Bu konuda yaptığı işten dolayı mutluluk duyduğunu belirten Çelikbilek, “Bu konuda yaptığımız işten dolayı mutluluk duyduğumu ifade edeyim. Sıfır atık projesini biz önce okullardan başladık. Yeşil okul projeleri ile birlikte bölgemizdeki bütün okullarımızda çocuklarımızda öncelikle bunun eğitimini verdik. Çocuklarla kalmadık. Velileri ile de bu işe başladık. Atıkların ikinci el olarak ayrılmasına çok ciddi anlamda kazanım elde ettik. Hem de sıfır atık projesi ile ilgili önemli sıradayız. Büyük sitelerimizin içerisine yeni yeni aparatlar koymak suretiyle o bölgedeki atıkların ayrıştırılarak bertaraf edilmesi noktasında şu anda çok ciddi bir çaba içerisindeyiz. Çevre bakanlığından bir proje desteği aldık. Onu yapıyoruz. İleriki dönem içerisinde sıfır atık projesinde Türkiye’nin öncü bir ilçesi olacak inanıyorum. Cumhurbaşkanımızın eşi Sayın Emine Erdoğan’ın yaptığı çalışmalara da bu noktada katkı verebilmek için bir gayret gösteriyoruz. Bugün kendi belediyemizden başladık. Belediyemiz içinde şu an hiçbir atık dışarı çıkmıyor. Tamamı ayrıştırılarak özel bir gübre elde ediyoruz. Bunları meyve bahçemizde kullanıyoruz. İnanıyorum ki kısa zaman içerisinde bu projemiz Türkiye’nin tamamında kabul görecektir. Birçok belediyeler arıyor bizi. Bu projeye nasıl başladığımızı soruyorlar. Anlatıyoruz, önce insanla başlayacaksınız. Önce okullarda başlayacaksınız. Bunları yaparsanız projenizin yapımı kolaylaşacaktır” dedi.

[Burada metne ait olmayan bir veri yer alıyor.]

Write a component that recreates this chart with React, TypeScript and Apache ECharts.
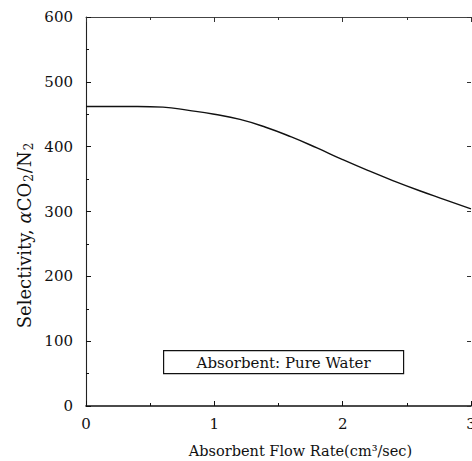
import React, { useEffect, useRef } from "react";
import * as echarts from "echarts";

const flowRate = [0, 0.2, 0.4, 0.6, 0.8, 1.0, 1.2, 1.4, 1.6, 1.8, 2.0, 2.2, 2.4, 2.6, 2.8, 3.0];
const selectivity = [462, 462, 462, 461, 456, 450, 442, 430, 415, 398, 380, 363, 347, 332, 318, 304];
const annotation = "Absorbent: Pure Water";
const xName = "Absorbent Flow Rate(cm³/sec)";
const yName = "Selectivity, {a|α}CO{s|2}/N{s|2}";

const FONT = "'DejaVu Serif', 'Liberation Serif', serif";

export default function App() {
  const ref = useRef<HTMLDivElement>(null);
  useEffect(() => {
    if (!ref.current) return;
    const chart = echarts.init(ref.current, undefined, { renderer: "svg" });
    const mk = (c: string, show = true, w = 1.2) => ({ show, onZero: false, lineStyle: { color: c, width: w } });
    const tick = (c: string) => ({ show: true, inside: true, length: 5, lineStyle: { color: c } });
    const minor = (c: string) => ({ show: true, splitNumber: 2, length: 3, lineStyle: { color: c } });
    chart.setOption({
      animation: false,
      backgroundColor: "#fff",
      grid: { left: 86, right: 1, top: 17, bottom: 55, outerBoundsMode: "none", containLabel: false, show: false },
      xAxis: [
        {
          type: "value",
          gridIndex: 0,
          min: 0,
          max: 3,
          interval: 1,
          position: "bottom",
          name: xName,
          nameLocation: "middle",
          nameGap: 37,
          nameTextStyle: { fontFamily: FONT, fontSize: 14.5, color: "#111", padding: [0, 0, 0, 44] },
          axisLine: mk("#111", true, 1.6),
          axisTick: tick("#111"),
          minorTick: minor("#111"),
          axisLabel: { fontFamily: FONT, fontSize: 15, color: "#111", margin: 10 },
          splitLine: { show: false },
          minorSplitLine: { show: false },
        },
        {
          type: "value",
          gridIndex: 0,
          min: 0,
          max: 3,
          interval: 1,
          position: "top",
          axisLine: mk("#444", true, 1),
          axisTick: tick("#333"),
          minorTick: minor("#333"),
          axisLabel: { show: false },
          splitLine: { show: false },
          minorSplitLine: { show: false },
        },
      ],
      yAxis: [
        {
          type: "value",
          gridIndex: 0,
          min: 0,
          max: 600,
          interval: 100,
          position: "left",
          axisLine: mk("#222", true, 1.1),
          axisTick: tick("#111"),
          minorTick: minor("#111"),
          axisLabel: { fontFamily: FONT, fontSize: 15, color: "#111", margin: 13 },
          splitLine: { show: false },
          minorSplitLine: { show: false },
        },
        {
          type: "value",
          gridIndex: 0,
          min: 0,
          max: 600,
          interval: 100,
          position: "right",
          axisLine: mk("#111", false),
          axisTick: { show: true, inside: true, length: 4, lineStyle: { color: "#333" } },
          axisLabel: { show: false },
          splitLine: { show: false },
          minorSplitLine: { show: false },
        },
      ],
      graphic: [
        {
          type: "text",
          x: 24,
          y: 235,
          rotation: Math.PI / 2,
          style: {
            text: yName,
            fontFamily: FONT,
            fontSize: 18,
            fill: "#111",
            align: "center",
            verticalAlign: "middle",
            rich: {
              a: { fontFamily: FONT, fontSize: 18, fontStyle: "italic", fill: "#111" },
              s: { fontFamily: FONT, fontSize: 12, fill: "#111", padding: [9, 1, 0, 1] },
            },
          },
        },
        {
          type: "group",
          left: 163,
          top: 350,
          children: [
            {
              type: "rect",
              shape: { x: 0, y: 0, width: 240, height: 23 },
              style: { fill: "#fff", stroke: "#111", lineWidth: 1.2 },
            },
            {
              type: "text",
              x: 120,
              y: 12,
              style: {
                text: annotation,
                fontFamily: FONT,
                fontSize: 15,
                fill: "#111",
                align: "center",
                verticalAlign: "middle",
              },
            },
          ],
        },
      ],
      series: [
        {
          type: "line",
          xAxisIndex: 0,
          yAxisIndex: 0,
          data: flowRate.map((x, i) => [x, selectivity[i]]),
          smooth: true,
          showSymbol: false,
          lineStyle: { color: "#111", width: 1.4 },
        },
      ],
    });
    return () => chart.dispose();
  }, []);
  return <div ref={ref} style={{ width: 472, height: 461, position: "absolute", left: 0, top: 0 }} />;
}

Çelikbilek son olarak Sosyal Market’ten bahsetti.
“Marketimizde sıradan mal satmıyoruz”
“Hemşerilerimizi korumak, gözetlemek bizlerin en büyük görevidir. Beş binin üzerinde kayıtlı ailelerimiz var bizim. Bu ailelerimize biz daha önceleri paketler halinde evlerine bir şeyler gönderirdik. Şimdi gördük ki bu yollamada bazı aksaklıklar meydana geldi. Vatandaşın istediği her şeyi gönderemiyoruz. Onun için biz bu işi markete dönüştürmeye karar verdik. Bir şartla, marketimizde biz sıradan mal satmıyoruz. En iyi marketlerde ne satılıyorsa onları satıyoruz. Şimdi vatandaşımızı arabayla kapısından alıyoruz. Getiriyoruz alışverişini gerçekleştiriyor. Ondan sonra alıp yine evinin kapısına bırakıyoruz. Böylece nereye gittiğini bilen yok. Nereden geldiğini bilen yok. Kendisi ne arz ediyorsa onu almak suretiyle böyle bir sosyal market anlayışını yaptık” dedi.